Bands: How to destroy angels, Diiv
Location: Fillmore Silver Spring, Silver Spring, MD




Trent Reznor

  1. The Wake-Up
  2. Keep it Together
  3. Parasite
  4. And the Sky Began to Scream
  5. Ice Age
  6. The Believers
  7. How Long?
  8. Welcome Oblivion
  9. BBB
  10. The Space in Between
  11. Fur-Lined
  12. The Loops Closes
  13. A Drowning
Encore: 
   14. On the Wing
   15. Strings and attractors
   16. We Fade Away


How to destroy angels is a band that consists of Trent Reznor, his wife Mariqueen Maandig, his long time collaborator and Nine Inch Nails producer Atticus Ross, graphic designer who has worked with Nine Inch Nails, Rob Sheridan, and Nine Inch Nails touring member Alessandro Cortini, but let me be clear, this was not a Nine Inch Nails show.


This show was as much about the music as it was about the theatrical aspect of the show.  At the beginning of the show the band stood behind a curtain of beads, the lights bouncing through them and illuminating the band.  There was almost a palpable fear in the audience that the curtain would never be pulled back and that we would never really see the band, almost as if the curtain was there because what we were seeing, hearing and feeling was only an illusion.



 I don't remember exactly when, but around the third song the curtain was pulled back and the lead singer, Mariqueen Maandig stepped forward to the front of the stage.  She has a wonderfully beautiful and at the same time haunting voice.  It would be hard to describe what type of music they play, but to me it feels like an necessary evolution of industrial rock of Nine Inch Nails crossed with folk music.

Mariqueen Maandig, lead singer of How To Destroy Angels
The haunting beauty of Mariqueen's voice was no more apparent than during Ice Age, when she summoned so much emotion in the song that she was brought to tears.


Another song worth pointing out was Welcome Oblivion which they used the curtain to emphasize the song.  The song itself almost sounds if she is singing from the bottom of a well and during the song she was clawing at the curtain as if she was trying to escape.  

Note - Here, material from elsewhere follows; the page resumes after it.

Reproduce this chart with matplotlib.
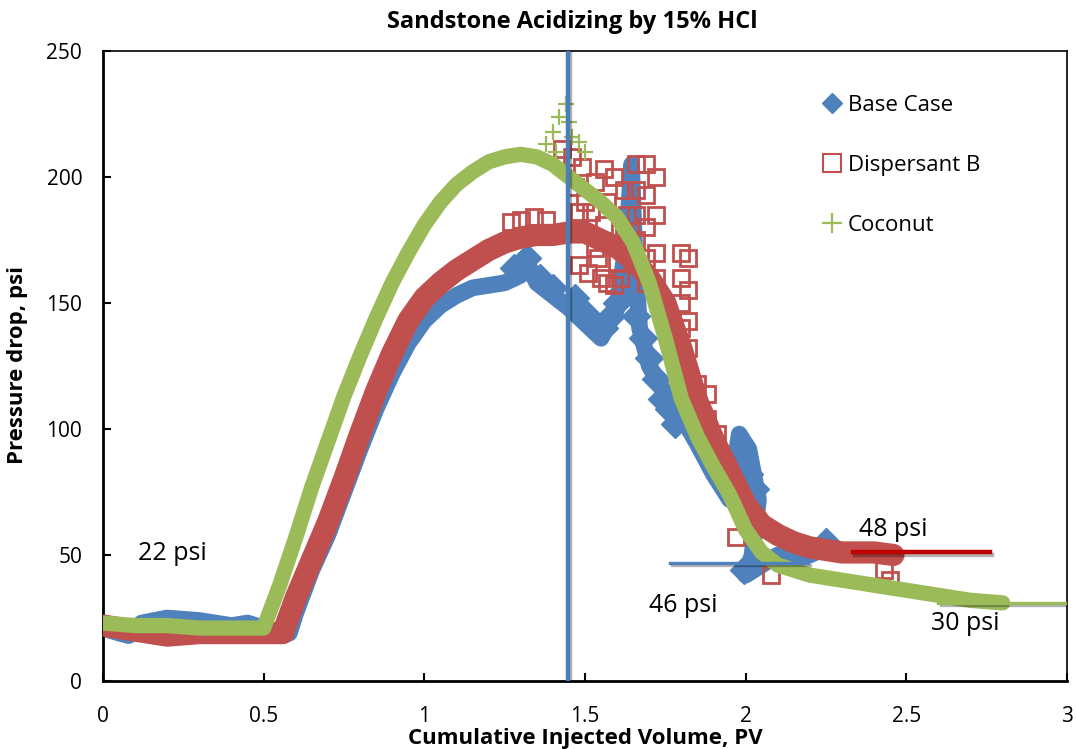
import matplotlib
matplotlib.use("Agg")
import matplotlib.pyplot as plt
import matplotlib.patheffects as pe
from matplotlib.lines import Line2D

# ---- data ----
base_x = [0.0, 0.05, 0.08, 0.12, 0.2, 0.3, 0.4, 0.45, 0.5, 0.54, 0.58, 0.6, 0.65, 0.7, 0.75,
          0.8, 0.85, 0.9, 0.95, 1.0, 1.05, 1.1, 1.15, 1.2, 1.25, 1.3, 1.32, 1.35, 1.4, 1.45,
          1.5, 1.55, 1.6, 1.63, 1.645, 1.655, 1.67, 1.7, 1.75, 1.8, 1.85, 1.9, 1.95, 1.98,
          2.01, 2.04, 2.02, 2.0, 2.05, 2.1, 2.15, 2.2, 2.25]
base_y = [21, 19, 18, 23, 25, 24, 22, 23, 21, 18, 19, 27, 44, 58, 75, 92, 108, 122, 134, 143,
          149, 153, 156, 157, 158, 161, 166, 158, 153, 148, 142, 136, 148, 175, 205, 170, 140,
          125, 114, 105, 94, 82, 72, 98, 92, 72, 50, 42, 46, 50, 49, 50, 53]

disp_x = [0.0, 0.05, 0.1, 0.2, 0.3, 0.4, 0.5, 0.56, 0.6, 0.65, 0.7, 0.75, 0.8, 0.85, 0.9,
          0.95, 1.0, 1.05, 1.1, 1.15, 1.2, 1.25, 1.3, 1.35, 1.4, 1.45, 1.5, 1.55, 1.6, 1.65,
          1.7, 1.75, 1.8, 1.85, 1.9, 1.95, 2.0, 2.05, 2.1, 2.15, 2.2, 2.3, 2.4, 2.46]
disp_y = [22, 21, 20, 18, 19, 19, 19, 19, 33, 48, 63, 80, 98, 115, 130, 143, 152, 158, 163,
          167, 171, 174, 176, 177, 177, 178, 178, 175, 172, 167, 160, 150, 132, 111, 96, 83,
          70, 62, 58, 55, 53, 51, 51, 50]

coco_x = [0.0, 0.1, 0.2, 0.3, 0.4, 0.5, 0.55, 0.6, 0.65, 0.7, 0.75, 0.8, 0.85, 0.9, 0.95,
          1.0, 1.05, 1.1, 1.15, 1.2, 1.25, 1.3, 1.35, 1.4, 1.45, 1.5, 1.55, 1.6, 1.65, 1.7,
          1.75, 1.8, 1.85, 1.9, 1.95, 2.0, 2.05, 2.1, 2.2, 2.3, 2.4, 2.5, 2.6, 2.7, 2.8]
coco_y = [23, 22, 22, 21, 21, 21, 38, 57, 77, 95, 113, 129, 144, 158, 170, 181, 190, 197,
          202, 206, 208, 209, 208, 205, 200, 195, 190, 184, 174, 158, 136, 112, 97, 85, 74,
          60, 51, 46, 42, 40, 38, 36, 34, 32, 31]

# scattered readings standing off the main bands
base_pt_x = [1.28, 1.32, 1.36, 1.40, 1.47, 1.50, 1.53, 1.56, 1.58, 1.60, 1.62, 1.66, 1.68,
             1.70, 1.72, 1.74, 1.76, 1.78, 1.99, 2.01, 2.03, 1.995, 2.25]
base_pt_y = [164, 168, 160, 156, 152, 146, 141, 140, 145, 150, 155, 145, 136, 128, 120, 112,
             108, 102, 88, 82, 76, 44, 55]
disp_sq_x = [1.27, 1.30, 1.34, 1.38, 1.43, 1.46, 1.49, 1.47, 1.48, 1.50, 1.51, 1.52, 1.53,
             1.54, 1.55, 1.56, 1.57, 1.58, 1.59, 1.60, 1.61, 1.62, 1.63, 1.48, 1.53, 1.57,
             1.56, 1.59, 1.62, 1.63, 1.66, 1.66, 1.66, 1.66, 1.69, 1.69, 1.69, 1.69, 1.69,
             1.72, 1.72, 1.72, 1.72, 1.80, 1.80, 1.80, 1.80, 1.82, 1.82, 1.82, 1.82, 1.82,
             1.85, 1.88, 1.88, 1.91, 1.97, 2.08, 2.43, 2.45]
disp_sq_y = [182, 183, 184, 183, 211, 208, 204, 196, 186, 190, 162, 186, 172, 168, 160, 181,
             158, 174, 157, 166, 160, 178, 170, 165, 198, 190, 203, 200, 195, 185, 205, 195,
             185, 175, 205, 193, 180, 168, 158, 200, 185, 170, 160, 170, 160, 150, 140, 168,
             155, 143, 132, 122, 118, 114, 104, 98, 57, 42, 44, 40]
coco_pl_x = [1.38, 1.40, 1.41, 1.42, 1.44, 1.45, 1.46, 1.48, 1.50]
coco_pl_y = [213, 218, 210, 224, 229, 222, 216, 214, 210]

# marker lines and notes on the chart
vline_x = 1.447
levels = [("46 psi", 1.765, 2.194, 47), ("48 psi", 2.334, 2.76, 51), ("30 psi", 2.6, 3.0, 31)]
notes = [("22 psi", 0.215, 50.5), ("46 psi", 1.805, 30), ("48 psi", 2.46, 60), ("30 psi", 2.683, 23)]

BLUE, RED, GREEN, DRED = "#4F81BD", "#C0504D", "#9BBB59", "#C00000"

plt.rcParams["font.family"] = ["Open Sans", "DejaVu Sans"]

fig = plt.figure(figsize=(10.76, 7.49), dpi=100)
ax = fig.add_axes([0.0957, 0.0908, 0.8959, 0.8411])

band = dict(solid_joinstyle="round", solid_capstyle="round")
ax.plot(base_x, base_y, color=BLUE, lw=12, zorder=2, **band)
ax.plot(base_pt_x, base_pt_y, ls="", marker="D", ms=14, color=BLUE, zorder=2.1)
ax.plot(disp_x, disp_y, color=RED, lw=16, zorder=3, **band)
ax.plot(disp_sq_x, disp_sq_y, ls="", marker="s", ms=11, mfc="none", mec=RED, mew=2.0, zorder=3.1)
ax.plot(coco_x, coco_y, color=GREEN, lw=11, zorder=4, **band)
ax.plot(coco_pl_x, coco_pl_y, ls="", marker="+", ms=12, mec=GREEN, mew=1.6, zorder=4.1)

shadow = [pe.SimpleLineShadow(offset=(1.5, -1.5), alpha=0.3), pe.Normal()]
ax.axvline(vline_x, color="#4A7EBB", lw=3.2, zorder=6, path_effects=shadow)
lcols = [BLUE, DRED, GREEN]
lwids = [2.4, 3.2, 2.4]
for (lab, x0, x1, y), c, w in zip(levels, lcols, lwids):
    ax.plot([x0, x1], [y, y], color=c, lw=w, zorder=5, path_effects=shadow)
for t, x, y in notes:
    ax.text(x, y, t, fontsize=18, ha="center", va="center", zorder=7)

ax.set_xlim(0, 3)
ax.set_ylim(0, 250)
ax.set_xticks([0, 0.5, 1, 1.5, 2, 2.5, 3])
ax.set_xticklabels(["0", "0.5", "1", "1.5", "2", "2.5", "3"])
ax.set_yticks(range(0, 251, 50))
ax.tick_params(direction="in", length=6, width=1.5, labelsize=15)
ax.tick_params(axis="x", pad=18)
ax.tick_params(axis="y", pad=15)
for s in ["left", "bottom"]:
    ax.spines[s].set_linewidth(2.0)
for s in ["top", "right"]:
    ax.spines[s].set_linewidth(1.2)

ax.set_xlabel("Cumulative Injected Volume, PV", fontsize=16, fontweight="bold")
ax.xaxis.set_label_coords(0.5, -0.0745)
ax.set_ylabel("Pressure drop, psi", fontsize=16, fontweight="bold")
ax.yaxis.set_label_coords(-0.078, 0.502)
ax.text(0.4865, 1.046, "Sandstone Acidizing by 15% HCl", transform=ax.transAxes,
        fontsize=17, fontweight="bold", ha="center", va="center")

handles = [Line2D([], [], ls="", marker="D", ms=10, color=BLUE),
           Line2D([], [], ls="", marker="s", ms=13, mfc="none", mec=RED, mew=1.5),
           Line2D([], [], ls="", marker="+", ms=14, mec=GREEN, mew=1.6)]
ax.legend(handles, ["Base Case", "Dispersant B", "Coconut"], loc="upper left",
          bbox_to_anchor=(0.745, 0.93), frameon=False, fontsize=16, borderpad=0,
          borderaxespad=0, handlelength=1.0, handletextpad=0.2, labelspacing=1.75)

fig.savefig("out.png", dpi=100)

The crowd, like myself, were there because of Trent Reznor.  I doubt many in the room would have picked up the album if he wasn't involved, even if he never plays the role of lead singer.  He never once stepped forward to sing on his own, and only played backup or co-singer, but he was very aware of the crowd being there to see him, and towards the end of the show finally addressed the show, thanking them for their support and introducing the band.

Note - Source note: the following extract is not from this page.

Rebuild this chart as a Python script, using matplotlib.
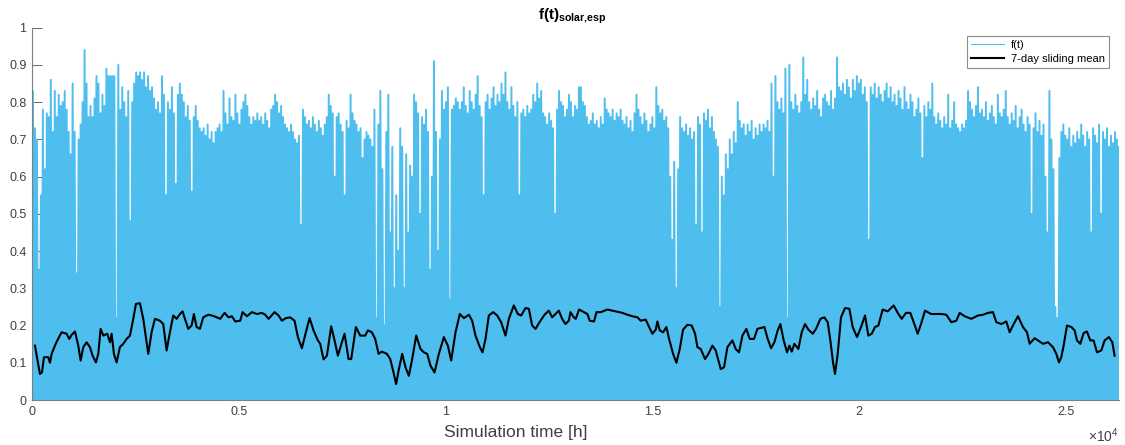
import numpy as np
import matplotlib
matplotlib.use('Agg')
import matplotlib.pyplot as plt

# daily-ish peak of f(t), one value every 48 h (night values are 0)
peak_f = [
    0.83, 0.73, 0.70, 0.35, 0.55, 0.78, 0.62, 0.77, 0.76, 0.86,
    0.72, 0.83, 0.76, 0.82, 0.79, 0.80, 0.83, 0.78, 0.72, 0.66,
    0.85, 0.72, 0.34, 0.70, 0.74, 0.80, 0.94, 0.85, 0.76, 0.79,
    0.76, 0.81, 0.87, 0.85, 0.77, 0.82, 0.79, 0.89, 0.87, 0.87,
    0.87, 0.87, 0.22, 0.90, 0.78, 0.84, 0.80, 0.76, 0.83, 0.48,
    0.80, 0.85, 0.88, 0.87, 0.88, 0.86, 0.88, 0.84, 0.87, 0.83,
    0.84, 0.81, 0.78, 0.80, 0.77, 0.87, 0.82, 0.55, 0.80, 0.78,
    0.84, 0.77, 0.58, 0.82, 0.85, 0.82, 0.80, 0.76, 0.79, 0.75,
    0.56, 0.76, 0.79, 0.75, 0.73, 0.72, 0.73, 0.71, 0.74, 0.70,
    0.72, 0.69,
    0.72, 0.73, 0.74, 0.72, 0.83, 0.77, 0.74, 0.81, 0.76, 0.75,
    0.82, 0.77, 0.74, 0.78, 0.80, 0.82, 0.79, 0.76, 0.74, 0.76,
    0.75, 0.77, 0.75, 0.76, 0.74, 0.77, 0.75, 0.73, 0.78, 0.79,
    0.82, 0.80, 0.77, 0.79, 0.76, 0.74, 0.73, 0.72, 0.74, 0.72,
    0.70, 0.69, 0.71, 0.47, 0.78, 0.76, 0.74, 0.75, 0.73, 0.76,
    0.74, 0.72, 0.75, 0.73, 0.71, 0.74, 0.76, 0.82, 0.79, 0.77,
    0.60, 0.76, 0.77, 0.74, 0.72, 0.55, 0.75, 0.73, 0.82, 0.77,
    0.75, 0.74, 0.72, 0.73, 0.65, 0.70, 0.72, 0.71, 0.70, 0.68,
    0.78, 0.22, 0.74, 0.83, 0.62, 0.20, 0.72, 0.82, 0.45, 0.68,
    0.30, 0.55,
    0.40, 0.73, 0.68, 0.30, 0.66, 0.45, 0.63, 0.60, 0.82, 0.80,
    0.77, 0.50, 0.76, 0.74, 0.78, 0.72, 0.35, 0.60, 0.91, 0.72,
    0.40, 0.70, 0.83, 0.78, 0.80, 0.84, 0.27, 0.78, 0.79, 0.81,
    0.80, 0.78, 0.80, 0.84, 0.79, 0.77, 0.83, 0.80, 0.78, 0.82,
    0.87, 0.79, 0.76, 0.55, 0.80, 0.82, 0.78, 0.81, 0.84, 0.79,
    0.82, 0.80, 0.85, 0.82, 0.88, 0.80, 0.78, 0.84, 0.79, 0.76,
    0.80, 0.55, 0.77, 0.78, 0.76, 0.79, 0.77, 0.78, 0.82, 0.80,
    0.85, 0.81, 0.83, 0.77, 0.76, 0.74, 0.77, 0.75, 0.73, 0.50,
    0.78, 0.83, 0.80, 0.79, 0.76, 0.78, 0.82, 0.80, 0.76, 0.79,
    0.78, 0.84,
    0.84, 0.80, 0.79, 0.76, 0.74, 0.75, 0.77, 0.74, 0.75, 0.73,
    0.76, 0.74, 0.81, 0.78, 0.77, 0.76, 0.78, 0.75, 0.77, 0.76,
    0.78, 0.75, 0.74, 0.76, 0.73, 0.75, 0.72, 0.77, 0.82, 0.78,
    0.76, 0.74, 0.77, 0.75, 0.72, 0.74, 0.76, 0.73, 0.84, 0.79,
    0.77, 0.78, 0.75, 0.76, 0.73, 0.60, 0.43, 0.64, 0.30, 0.62,
    0.76, 0.73, 0.72, 0.74, 0.71, 0.73, 0.70, 0.72, 0.47, 0.76,
    0.74, 0.45, 0.77, 0.75, 0.78, 0.73, 0.76, 0.72, 0.70, 0.68,
    0.25, 0.60, 0.55, 0.66, 0.62, 0.70, 0.66, 0.72, 0.69, 0.80,
    0.75, 0.73, 0.74, 0.71, 0.74, 0.72, 0.75, 0.70, 0.73, 0.71,
    0.74, 0.72,
    0.74, 0.73, 0.75, 0.72, 0.85, 0.60, 0.87, 0.80, 0.78, 0.81,
    0.77, 0.89, 0.22, 0.90, 0.80, 0.78, 0.82, 0.79, 0.77, 0.80,
    0.92, 0.82, 0.86, 0.80, 0.78, 0.81, 0.79, 0.83, 0.78, 0.76,
    0.81, 0.82, 0.80, 0.79, 0.83, 0.78, 0.81, 0.92, 0.84, 0.83,
    0.85, 0.82, 0.86, 0.84, 0.81, 0.86, 0.83, 0.87, 0.85, 0.86,
    0.82, 0.84, 0.80, 0.43, 0.84, 0.82, 0.85, 0.81, 0.84, 0.82,
    0.80, 0.83, 0.85, 0.81, 0.84, 0.80, 0.82, 0.79, 0.83, 0.81,
    0.78, 0.84, 0.80, 0.78, 0.82, 0.80, 0.76, 0.78, 0.81, 0.77,
    0.65, 0.79, 0.76, 0.80, 0.78, 0.85, 0.76, 0.74, 0.77, 0.75,
    0.73, 0.76,
    0.74, 0.82, 0.73, 0.75, 0.80, 0.74, 0.73, 0.72, 0.74, 0.73,
    0.75, 0.83, 0.80, 0.78, 0.76, 0.79, 0.84, 0.77, 0.78, 0.76,
    0.80, 0.75, 0.77, 0.79, 0.76, 0.74, 0.82, 0.77, 0.76, 0.78,
    0.83, 0.76, 0.74, 0.77, 0.75, 0.79, 0.73, 0.76, 0.78, 0.74,
    0.72, 0.76, 0.74, 0.50, 0.73, 0.77, 0.72, 0.75, 0.71, 0.74,
    0.60, 0.45, 0.83, 0.70, 0.62, 0.25, 0.22, 0.65, 0.72, 0.74,
    0.71, 0.70, 0.73, 0.68, 0.71, 0.69, 0.72, 0.70, 0.74, 0.71,
    0.68, 0.72, 0.70, 0.45, 0.73, 0.71, 0.69, 0.74, 0.50, 0.72,
    0.70, 0.73, 0.68, 0.71, 0.69, 0.72, 0.70, 0.68,
]

# 7-day sliding mean: time [h] and value
mean_t = [
    73, 129, 194, 242, 290, 395, 435, 476, 556, 613, 717, 838, 903, 959, 1040,
    1120, 1177, 1241, 1322, 1402, 1467, 1547, 1604, 1660, 1725, 1821, 1886, 1926,
    1982, 2047, 2127, 2208, 2288, 2369, 2450, 2514, 2611, 2691, 2812, 2893, 2973,
    3094, 3175, 3255, 3336, 3416, 3497, 3578, 3642, 3698, 3779, 3860, 3916, 3980,
    4061, 4142, 4262,
    4351, 4472, 4552, 4657, 4754, 4834, 4915, 5036, 5092, 5197, 5318, 5439, 5560,
    5640, 5721, 5866, 5962, 6043, 6140, 6244, 6349, 6430, 6526, 6623, 6712, 6808,
    6913, 6969, 7050, 7131, 7235, 7316, 7397, 7493, 7558, 7654, 7719, 7832, 7936,
    8057, 8122, 8218, 8299, 8380, 8460, 8581, 8662, 8742, 8805,
    8871, 8951, 9032, 9113, 9193, 9290, 9395, 9475, 9556, 9636, 9733, 9838, 9959,
    10055, 10136, 10241, 10345, 10442, 10563, 10643, 10724, 10829, 10893, 10966,
    11046, 11151, 11248, 11344, 11449, 11530, 11651, 11747, 11828, 11933, 12013,
    12094, 12174, 12295, 12392, 12497, 12577, 12738, 12819, 12899, 12980, 13020,
    13101,
    13148, 13229, 13349, 13430, 13486, 13591, 13648, 13752, 13913, 14115, 14276,
    14397, 14518, 14639, 14719, 14840, 14921, 15001, 15082, 15122, 15178, 15259,
    15339, 15404, 15501, 15581, 15662, 15742, 15847, 15952, 16032, 16089, 16169,
    16274, 16355, 16451, 16532, 16653, 16733, 16814, 16935, 17015, 17096, 17177,
    17273, 17354, 17458, 17539,
    17708, 17789, 17869, 17950, 18030, 18095, 18175, 18256, 18312, 18369, 18433,
    18530, 18611, 18691, 18772, 18877, 18957, 19062, 19158, 19239, 19303, 19368,
    19416, 19481, 19561, 19658, 19763, 19843, 19948, 20045, 20141, 20222, 20303,
    20383, 20464, 20568, 20689, 20834, 20931, 21028, 21132, 21237, 21334, 21414,
    21495, 21592, 21737, 21994,
    22107, 22228, 22349, 22429, 22550, 22711, 22873, 22993, 23114, 23235, 23316,
    23437, 23557, 23638, 23735, 23839, 23960, 24057, 24121, 24242, 24323, 24444,
    24565, 24685, 24766, 24830, 24887, 24943, 25024, 25129, 25209, 25266, 25346,
    25427, 25507, 25588, 25668, 25749, 25854, 25934, 26039, 26120, 26176,
]
mean_v = [
    0.146, 0.110, 0.070, 0.074, 0.115, 0.115, 0.100, 0.124, 0.146, 0.160,
    0.182, 0.178, 0.164, 0.175, 0.184, 0.146, 0.106, 0.142, 0.155, 0.142,
    0.119, 0.101, 0.124, 0.191, 0.173, 0.178, 0.155, 0.178, 0.124, 0.101,
    0.142, 0.151, 0.164, 0.173, 0.218, 0.258, 0.260, 0.218, 0.124, 0.182,
    0.218, 0.213, 0.204, 0.133, 0.182, 0.227, 0.218, 0.231, 0.238, 0.218,
    0.191, 0.200, 0.231, 0.196, 0.191, 0.222, 0.229,
    0.227, 0.222, 0.218, 0.234, 0.222, 0.225, 0.211, 0.213, 0.236, 0.225,
    0.236, 0.231, 0.234, 0.229, 0.218, 0.236, 0.227, 0.213, 0.220, 0.222,
    0.213, 0.169, 0.139, 0.182, 0.220, 0.187, 0.160, 0.151, 0.109, 0.119,
    0.198, 0.160, 0.119, 0.155, 0.178, 0.110, 0.110, 0.196, 0.173, 0.173,
    0.187, 0.182, 0.164, 0.124, 0.130, 0.124, 0.110, 0.074, 0.043,
    0.083, 0.124, 0.088, 0.065, 0.110, 0.173, 0.137, 0.128, 0.124, 0.092,
    0.074, 0.124, 0.169, 0.146, 0.106, 0.182, 0.231, 0.220, 0.229, 0.213,
    0.173, 0.142, 0.128, 0.164, 0.227, 0.236, 0.227, 0.209, 0.173, 0.218,
    0.254, 0.231, 0.227, 0.247, 0.245, 0.200, 0.191, 0.213, 0.229, 0.240,
    0.222, 0.240, 0.218, 0.204, 0.213, 0.236, 0.222,
    0.218, 0.243, 0.236, 0.231, 0.213, 0.211, 0.236, 0.236, 0.243, 0.238,
    0.234, 0.229, 0.225, 0.222, 0.213, 0.216, 0.196, 0.178, 0.189, 0.211,
    0.187, 0.182, 0.196, 0.164, 0.124, 0.100, 0.137, 0.189, 0.202, 0.200,
    0.178, 0.142, 0.137, 0.110, 0.124, 0.146, 0.133, 0.083, 0.088, 0.142,
    0.160, 0.137, 0.128, 0.173, 0.191, 0.164, 0.164, 0.191,
    0.196, 0.164, 0.139, 0.155, 0.187, 0.204, 0.160, 0.128, 0.146, 0.130,
    0.151, 0.137, 0.182, 0.204, 0.189, 0.178, 0.191, 0.218, 0.222, 0.209,
    0.160, 0.101, 0.070, 0.124, 0.222, 0.247, 0.245, 0.196, 0.169, 0.196,
    0.227, 0.173, 0.178, 0.196, 0.200, 0.243, 0.238, 0.254, 0.234, 0.218,
    0.234, 0.234, 0.204, 0.178, 0.204, 0.240, 0.231, 0.231,
    0.229, 0.209, 0.213, 0.234, 0.225, 0.218, 0.227, 0.229, 0.234, 0.236,
    0.209, 0.204, 0.211, 0.182, 0.204, 0.225, 0.196, 0.182, 0.151, 0.166,
    0.160, 0.151, 0.155, 0.142, 0.124, 0.101, 0.115, 0.146, 0.200, 0.196,
    0.187, 0.160, 0.151, 0.180, 0.184, 0.160, 0.160, 0.128, 0.133, 0.160,
    0.169, 0.155, 0.119,
]

x_ticks = [0, 5000, 10000, 15000, 20000, 25000]
x_tick_labels = ['0', '0.5', '1', '1.5', '2', '2.5']
y_ticks = [0, 0.1, 0.2, 0.3, 0.4, 0.5, 0.6, 0.7, 0.8, 0.9, 1]
y_tick_labels = ['0', '0.1', '0.2', '0.3', '0.4', '0.5', '0.6', '0.7', '0.8', '0.9', '1']

plt.rcParams['font.family'] = ['Liberation Sans', 'DejaVu Sans']
plt.rcParams['mathtext.fontset'] = 'custom'
plt.rcParams['mathtext.rm'] = 'Liberation Sans'
plt.rcParams['mathtext.bf'] = 'Liberation Sans:bold'

# hourly-like series: 0 at night, peak in the middle of the day
f_vals = np.zeros(2 * len(peak_f) + 1)
f_vals[1::2] = peak_f
f_hours = np.arange(len(f_vals)) * 24

fig = plt.figure(figsize=(11.25, 4.45), dpi=100)
ax = fig.add_axes([0.0284, 0.1011, 0.9662, 0.8367])

ax.plot(f_hours, f_vals, color='#4DBEEE', lw=1.4, label='f(t)')
ax.plot(mean_t, mean_v, color='black', lw=1.5, label='7-day sliding mean')

ax.set_xlim(0, 26280)
ax.set_ylim(0, 1)
ax.set_xticks(x_ticks)
ax.set_xticklabels(x_tick_labels)
ax.set_yticks(y_ticks)
ax.set_yticklabels(y_tick_labels)
ax.tick_params(direction='in', length=7, width=0.6, color='#4d4d4d',
               labelsize=9, labelcolor='#404040', pad=4)
ax.set_axisbelow(True)

for side in ['top', 'right']:
    ax.spines[side].set_visible(False)
for side in ['left', 'bottom']:
    ax.spines[side].set_color('#7f7f7f')
    ax.spines[side].set_linewidth(0.8)

ax.set_xlabel('Simulation time [h]', fontsize=12.5, color='#404040')
ax.xaxis.set_label_coords(0.445, -0.068)
ax.text(1.0, -0.07, r'$\times\mathregular{10^{4}}$', transform=ax.transAxes,
        ha='right', va='top', fontsize=10, color='#404040')

ax.set_title('f(t)$_{\\mathbf{solar{,}esp}}$', fontweight='bold', fontsize=11,
             color='black', x=0.497, pad=6)

leg = ax.legend(loc='upper right', bbox_to_anchor=(0.9908, 0.9766),
                borderaxespad=0, fancybox=False, framealpha=1,
                edgecolor='#8c8c8c', fontsize=8, handlelength=3.0,
                borderpad=0.35, labelspacing=0.35, handletextpad=0.6)
leg.get_frame().set_linewidth(0.8)
leg.get_lines()[0].set_linewidth(0.8)

fig.savefig('out.png', dpi=100)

In addition to the music, as seen in the pictures, the show was very much about the visual, below are the rest of the pictures I took for the show that came out well.








 




This show was the reason I have begun bringing a camera to shows and the in hindsight I regret not bringing one to every other show I went to before this.  I don't know if I would see the band again but I would definitely be interesting in seeing any show that Trent Reznor was involved in, not just Nine Inch Nails.